Transformation：首先，FlatMap在FLink編程模型中是算子API，在DataStream中會生成一個Transformation，即邏輯算子。

邏輯算子Transformation最后會對應到物理算子Operator，這個概念對應的就是StreamOperator。

StreamOperator：DataStream 上的每一個 Transformation 都對應了一個 StreamOperator，StreamOperator是運行時的具體實現，會決定UDF(User-Defined Funtion)的調用方式。

processElement()方法也是UDF的邏輯被調用的地方，例如FlatMapFunction里的flatMap()方法。

public class StreamFlatMap<IN, OUT>
		extends AbstractUdfStreamOperator<OUT, FlatMapFunction<IN, OUT>>
		implements OneInputStreamOperator<IN, OUT> {

	private transient TimestampedCollector<OUT> collector;

	public StreamFlatMap(FlatMapFunction<IN, OUT> flatMapper) {
		super(flatMapper);
		chainingStrategy = ChainingStrategy.ALWAYS;
	}

	@Override
	public void open() throws Exception {
		super.open();
		collector = new TimestampedCollector<>(output);
	}

	@Override
	public void processElement(StreamRecord<IN> element) throws Exception {
		collector.setTimestamp(element);
    // 調用用戶定義的FlatMap
		userFunction.flatMap(element.getValue(), collector);
	}
}

我們可以看到，StreamFlatMap繼承了AbstractUdfStreamOperator，從而間接繼承了StreamOperator。

public abstract class AbstractStreamOperator<OUT>
		implements StreamOperator<OUT>, SetupableStreamOperator<OUT>, Serializable {
}

StreamOperator是根接口。
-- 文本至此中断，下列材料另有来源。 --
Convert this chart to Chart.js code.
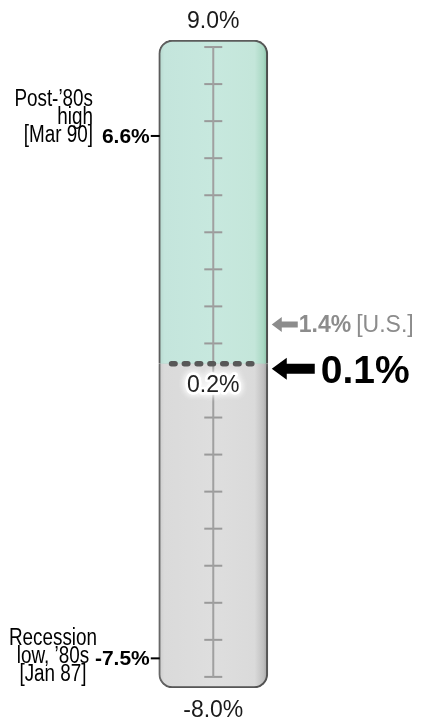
<!DOCTYPE html>
<html>
<head>
<meta charset="utf-8">
<script src="https://cdn.jsdelivr.net/npm/chart.js@4.4.1/dist/chart.umd.min.js"></script>
<style>
  html, body { margin: 0; padding: 0; background: #fff; }
  #wrap { width: 424px; height: 719px; position: relative; }
</style>
</head>
<body>
<div id="wrap"><canvas id="gauge"></canvas></div>
<script>
// ends of the scale and the tube
const scaleEnds = [9.0, -8.0];
const scaleEndLabels = ['9.0%', '-8.0%'];
const tubeEnds = [9.19, -8.3];

// tick marks on the centre line (0 sits under the split label)
const tickValues = [9, 8, 7, 6, 5, 4, 3, 2, 1, -1, -2, -3, -4, -5, -6, -7, -8];

// where the green part stops and the grey part starts
const splitLevel = 0.45;
const splitLabel = '0.2%';

// arrows on the right
const markerLevels = [1.4, 0.32];
const markerLabels = ['1.4%', '0.1%'];
const markerNotes = ['[U.S.]', ''];

// records on the left
const recordLevels = [6.6, -7.5];
const recordLabels = ['6.6%', '-7.5%'];
const recordNotes = [
  ['Post-\u201980s', 'high', '[Mar 90]'],
  ['Recession', 'low, \u201980s', '[Jan 87]']
];

const tubeX = 213.5;
const tubeW = 109;
const FONT = '"Liberation Sans", Arial, sans-serif';

// is there a narrow face? otherwise squeeze the normal one
function hasNarrow() {
  const c = document.createElement('canvas').getContext('2d');
  c.font = '20px "Liberation Sans Narrow", monospace';
  const a = c.measureText('Post-80s high Recession').width;
  c.font = '20px monospace';
  const b = c.measureText('Post-80s high Recession').width;
  return a !== b;
}
const narrowOk = hasNarrow();

function tubeGradient(chart, stops) {
  const xs = chart.scales.x;
  const l = xs.getPixelForValue(tubeX) - tubeW / 2;
  const g = chart.ctx.createLinearGradient(l, 0, l + tubeW, 0);
  stops.forEach(s => g.addColorStop(s[0], s[1]));
  return g;
}

const greenStops = [[0, '#b4d6cc'], [0.05, '#c4e5dc'], [0.5, '#c7e8de'], [0.88, '#c4e6da'], [0.96, '#a9d8c3'], [1, '#86bea5']];
const greyStops = [[0, '#cbcbcb'], [0.05, '#dadada'], [0.5, '#dedede'], [0.88, '#dadada'], [0.96, '#c0c0c0'], [1, '#a0a0a0']];

function arrow(ctx, tipX, y, len, headLen, headH, shaftH, color) {
  ctx.fillStyle = color;
  ctx.beginPath();
  ctx.moveTo(tipX, y);
  ctx.lineTo(tipX + headLen, y - headH / 2);
  ctx.lineTo(tipX + headLen, y - shaftH / 2);
  ctx.lineTo(tipX + len, y - shaftH / 2);
  ctx.lineTo(tipX + len, y + shaftH / 2);
  ctx.lineTo(tipX + headLen, y + shaftH / 2);
  ctx.lineTo(tipX + headLen, y + headH / 2);
  ctx.closePath();
  ctx.fill();
}

function narrowText(ctx, txt, x, y, size, align) {
  if (narrowOk) {
    ctx.font = size + 'px "Liberation Sans Narrow", ' + FONT;
    ctx.textAlign = align;
    ctx.fillText(txt, x, y);
    return;
  }
  ctx.save();
  ctx.translate(x, y);
  ctx.scale(0.82, 1);
  ctx.font = size + 'px ' + FONT;
  ctx.textAlign = align;
  ctx.fillText(txt, 0, 0);
  ctx.restore();
}

// shadow under the tube
const tubeShadow = {
  id: 'tubeShadow',
  beforeDatasetDraw(chart, args) {
    if (args.meta.type !== 'bar') return;
    const ctx = chart.ctx;
    ctx.save();
    ctx.shadowColor = 'rgba(0,0,0,0.3)';
    ctx.shadowBlur = 4;
    ctx.shadowOffsetX = 2;
    ctx.shadowOffsetY = 2;
  },
  afterDatasetDraw(chart, args) {
    if (args.meta.type !== 'bar') return;
    chart.ctx.restore();
  }
};

// all the texts and arrows
const labelsPlugin = {
  id: 'labelsPlugin',
  afterDatasetsDraw(chart) {
    const ctx = chart.ctx;
    const xs = chart.scales.x, ys = chart.scales.y;
    const cx = xs.getPixelForValue(tubeX);
    const right = cx + tubeW / 2;
    const left = cx - tubeW / 2;
    ctx.save();
    ctx.textBaseline = 'alphabetic';

    // scale ends
    ctx.fillStyle = '#1a1a1a';
    ctx.font = '23px ' + FONT;
    ctx.textAlign = 'center';
    ctx.fillText(scaleEndLabels[0], cx, ys.getPixelForValue(scaleEnds[0]) - 19);
    ctx.fillText(scaleEndLabels[1], cx, ys.getPixelForValue(scaleEnds[1]) + 40);

    // split label with white glow
    const sy = ys.getPixelForValue(splitLevel) + 28;
    ctx.save();
    ctx.shadowColor = '#ffffff';
    ctx.shadowBlur = 7;
    ctx.strokeStyle = 'rgba(255,255,255,0.9)';
    ctx.lineWidth = 5;
    ctx.lineJoin = 'round';
    ctx.strokeText(splitLabel, cx, sy);
    ctx.strokeText(splitLabel, cx, sy);
    ctx.restore();
    ctx.fillStyle = '#222';
    ctx.fillText(splitLabel, cx, sy);

    // U.S. arrow (grey)
    let y = ys.getPixelForValue(markerLevels[0]) - 4;
    arrow(ctx, right + 4, y, 26, 10, 15, 6, '#8c8c8c');
    ctx.fillStyle = '#8c8c8c';
    ctx.textAlign = 'left';
    ctx.textBaseline = 'middle';
    ctx.font = 'bold 23px ' + FONT;
    ctx.fillText(markerLabels[0], right + 31, y + 1);
    const w = ctx.measureText(markerLabels[0]).width;
    ctx.font = '23px ' + FONT;
    ctx.fillText(markerNotes[0], right + 36 + w, y + 1);

    // current reading (big black)
    y = ys.getPixelForValue(markerLevels[1]);
    arrow(ctx, right + 4, y, 43, 15, 22, 10, '#000');
    ctx.fillStyle = '#000';
    ctx.font = 'bold 39px ' + FONT;
    ctx.fillText(markerLabels[1], right + 53, y + 4);

    // records on the left
    recordLevels.forEach((v, i) => {
      const ry = ys.getPixelForValue(v);
      ctx.strokeStyle = '#000';
      ctx.lineWidth = 2;
      ctx.beginPath();
      ctx.moveTo(left - 8, ry);
      ctx.lineTo(left + 1, ry);
      ctx.stroke();
      ctx.fillStyle = '#000';
      ctx.textAlign = 'right';
      ctx.textBaseline = 'middle';
      ctx.font = 'bold 21px ' + FONT;
      ctx.fillText(recordLabels[i], left - 9, ry + 1);

      const lines = recordNotes[i];
      const anchor = i === 0 ? 2 : 1;
      const shift = i === 0 ? 0 : -2;
      lines.forEach((t, k) => {
        const ly = ry + shift + (k - anchor) * 18;
        if (i === 0) narrowText(ctx, t, 93, ly, 23, 'right');
        else narrowText(ctx, t, 53, ly, 23, 'center');
      });
    });
    ctx.restore();
  }
};

new Chart(document.getElementById('gauge'), {
  data: {
    datasets: [
      {
        type: 'bar',
        data: [{ x: tubeX, y: [splitLevel, tubeEnds[0]] }],
        backgroundColor: c => c.chart.chartArea ? tubeGradient(c.chart, greenStops) : '#c6e7dc',
        borderColor: '#5e5e5e',
        borderWidth: 2,
        borderSkipped: 'bottom',
        borderRadius: { topLeft: 14, topRight: 14, bottomLeft: 0, bottomRight: 0 },
        barThickness: tubeW,
        grouped: false,
        order: 4
      },
      {
        // the floating bar counts from the split, so its "bottom" is the top edge
        type: 'bar',
        data: [{ x: tubeX, y: [tubeEnds[1], splitLevel] }],
        backgroundColor: c => c.chart.chartArea ? tubeGradient(c.chart, greyStops) : '#dcdcdc',
        borderColor: '#6a6a6a',
        borderWidth: 2,
        borderSkipped: 'bottom',
        borderRadius: { topLeft: 0, topRight: 0, bottomLeft: 14, bottomRight: 14 },
        barThickness: tubeW,
        grouped: false,
        order: 3
      },
      {
        // centre line
        type: 'line',
        data: [{ x: tubeX, y: scaleEnds[0] }, { x: tubeX, y: scaleEnds[1] }],
        borderColor: '#a0a0a0',
        borderWidth: 2,
        pointRadius: 0,
        order: 2
      },
      {
        // ticks
        type: 'scatter',
        data: tickValues.map(v => ({ x: tubeX, y: v })),
        pointStyle: 'line',
        pointRadius: 9,
        borderColor: '#9a9a9a',
        borderWidth: 2,
        order: 2
      },
      {
        // dotted split line
        type: 'line',
        data: [{ x: tubeX - tubeW / 2 + 5, y: splitLevel }, { x: tubeX + tubeW / 2 - 3, y: splitLevel }],
        borderColor: '#585858',
        borderWidth: 5.5,
        borderDash: [3.5, 9.3],
        borderCapStyle: 'round',
        pointRadius: 0,
        order: 1
      }
    ]
  },
  options: {
    responsive: true,
    maintainAspectRatio: false,
    animation: false,
    layout: { padding: { top: 40, bottom: 31, left: 0, right: 0 } },
    scales: {
      x: { type: 'linear', min: 0, max: 424, display: false },
      y: { type: 'linear', min: tubeEnds[1], max: tubeEnds[0], display: false }
    },
    plugins: {
      legend: { display: false },
      tooltip: { enabled: false }
    }
  },
  plugins: [tubeShadow, labelsPlugin]
});
</script>
</body>
</html>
對於 Streaming 來說所有的算子都繼承自 StreamOperator。繼承了StreamOperator的擴展接口則有OneInputStreamOperator，TwoInputStreamOperator。實現了StreamOperator的抽象類有AbstractStreamOperator以及它的子類AbstractUdfStreamOperator。

從 API 到邏輯算子 Transformation，再到物理算子Operator，就生成了 StreamGraph。下一步Flink會依據StreamOperator來生成 JobGraph。